For several years, Detroit has had the highest poverty rate in the country... With real unemployment of 50 percent, many households rely on the completely inadequate social safety net. Even the term “poor” is no longer adequate to describe the desperate conditions in Detroit... a new term, “deep poverty..." describes a vast and growing population of US families whose income has fallen to a fraction of the official poverty level.
Michigan League for Human Services reports that since 1979 the value of the maximum public assistance grant has dropped from 23 percent below the poverty threshold to 66 percent below the poverty threshold. Thus a Michigan welfare or Family Independence Program (FIP) recipient today often lives at just 34 percent of the poverty level, a situation dictated by the very design of the program.

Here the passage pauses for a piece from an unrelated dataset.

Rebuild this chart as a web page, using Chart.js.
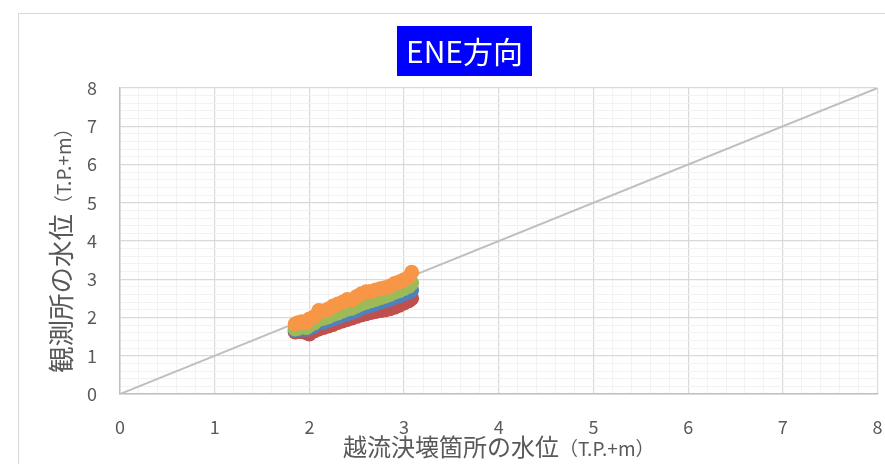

The current FIP grant is about $492 a month for a family of three... Furthermore, because of onerous qualification requirements imposed after the Clinton administration’s welfare reform in the mid-1990s, and because of changes made in Michigan welfare rules in the past decade, only one-third of families below the poverty level who live in the state are now receiving any cash benefits.When unemployment was last over 12 percent in Michigan, in the early 1980s, there were over 240,000 welfare caseloads in the state. Today, there are just 72,500...
Earlier this year, an analysis of state data by the New York Times found some six million Americans—one in 50 people in the US — living on no income outside the $100 or $200 a month in food stamps. In Michigan, this situation was made possible by the elimination in 1991 of General Assistance, a paltry monthly amount once provided to individuals without children. But even for families with children, many receive only food stamps, especially after the Personal Responsibility and Work Opportunities Reconciliation Act (PRWORA) was passed at the federal level in 1996...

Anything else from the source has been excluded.